Profity dla mieszkańców gminy ma dawać Kazimierska Karta Mieszkańca. Chodzi między innymi o zniżki w kawiarniach, restauracjach, na stoku narciarskim czy tańsze bilety wstępu na imprezy organizowane w miasteczku.
CZYTAJ: Łuck i Puławy – razem dla dobra pacjentów. Współpraca transgraniczna szpitali
– W ciągu roku mamy 260 różnych wydarzeń. Z części mieszkańcy nie korzystają, ponieważ ich na to nie stać. Stąd ukłon w ich stronę – mówi w rozmowie z Radiem Lublin burmistrz Kazimierza Dolnego Artur Pomianowski. – Kazimierz Dolny to typowo turystyczne miasteczko, więc te ceny w restauracjach, nie ukrywajmy, są „turystyczne”. Chcemy, żeby mieszkańcy korzystali z tego, że są lokalsami. Dla nich te koszty powinny być troszkę inne. Jeżeli ktoś chce pójść na kawę, zjeść obiad z rodziną, to też nie powinien płacić jak turysta. Drugi aspekt to to, że chcielibyśmy zachęcić osoby, które przebywają, mieszkają w Kazimierzu Dolnym, ale nie na stałe, żeby tutaj zaczęli płacić podatki. Wszystko po to, by wspomagali miasto, które dzięki temu będzie się rozwijać – dodaje.
– Jest ta bariera cenowa, żeby między innymi na Festiwal Filmu i Sztuki „Dwa Brzegi” czy Kazimiernikejszyn mieszkańcy mogli mieć jakąś zniżkę – opowiada mieszkaniec Kazimierza Dolnego Marcin Pisura. – Wtedy na pewno częściej i chętniej uczestniczyliby w tym wszystkim. Jest jeszcze problem z samochodami. Mieszkańcy narzekają, że jest za mało miejsc parkingowych – dodaje.
– Jeżeli chodzi o korzyści dla mieszkańców, to obiekty w zarządzie gminy będą nieodpłatne dla posiadaczy tej karty – zaznacza Pomianowski. – Mowa o wejściu na Górę Trzech Krzyży, Basztę, Zamek i tak dalej. Chcemy też włączyć do akcji kazimierskich przedsiębiorców. Już teraz mogę powiedzieć, że jest bardzo pozytywny odzew – dodaje.

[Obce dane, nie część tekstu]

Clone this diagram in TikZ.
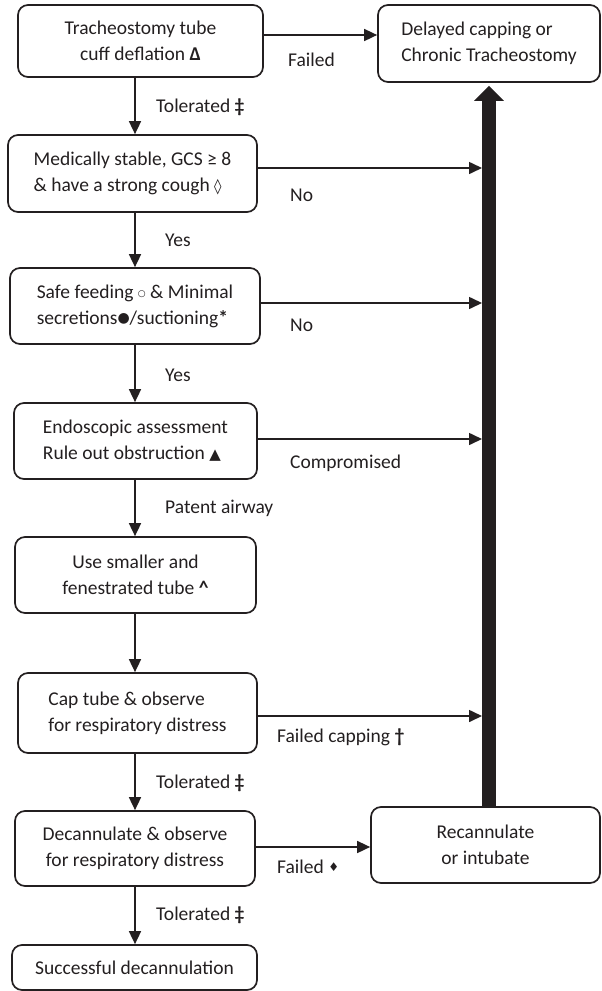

Jakiego rzędu będą to zniżki? – Nie chcemy przedsiębiorcom niczego narzucać – tłumaczy Pomianowski. – Pozostawiamy to do wyboru właścicielom lokali. Natomiast, z tego co wiem, będą to zniżki na pewno powyżej 20% – dodaje.
– Mieszkańcy są bardzo optymistycznie nastawieni, ale muszą się włączyć przedsiębiorcy też do tego – zaznacza przewodnicząca Zarządu Samorządu Mieszkańców Kazimierza Dolnego Monika Kubiś-Arbuz. – Parkowanie to jest to czego wszyscy potrzebują. Zobaczymy co jeszcze da nam ta karta, ponieważ jest ona przyjęta, ale nie ma jeszcze szczegółów – dodaje.
– Nie mam nic przeciwko takim inicjatywom, tylko chciałbym usłyszeć co dokładnie ta karta mi jako mieszkańcowi ma przynieść w praktyce – podkreśla prezes Stowarzyszenia Kupców i Przedsiębiorców w Kazimierzu Dolnym Andrzej Kozłowski. – Oczekiwałbym chyba innego rodzaju karty. Chodziło nam przedsiębiorcom już wiele lat temu po głowie, by stworzyć kartę kazimierską, ale turystyczną. Ona obejmowałaby setki tysięcy osób, które odwiedzają Kazimierz Dolny – dodaje.
– Byłoby fantastycznie, gdybyśmy mieli takie poczucie wspólnotowości i tego, że wzajemnie o siebie dbamy – zaznacza dyrektor Kazimierskiego Ośrodka Kultury, Promocji i Turystyki Maks Skrzeczkowski. – Kiedy organizowaliśmy akcję związaną z Walentynkami, to wielu przedsiębiorców bardzo chętnie dołączyło do tego zachęcając osoby, żeby właśnie do nich przyszły. Wydaje mi się, że mieszkańcy są dużą grupą stałych klientów. Jeżeli się ich odpowiednio zachęci, namówi, przekona, da im pewien argument to będą chcieli korzystać z naszych usług – dodaje.
Karta ma być wprowadzona w kwietniu. Wtedy zostaną podane miejsca, w których będzie można z niej korzystać. Obecnie trwają rozmowy z przedsiębiorcami, którzy chcieliby włączyć się w tą inicjatywę. Każde miejsce, które będzie oferowało zniżki dla mieszkańców ma być oznaczone specjalną naklejką.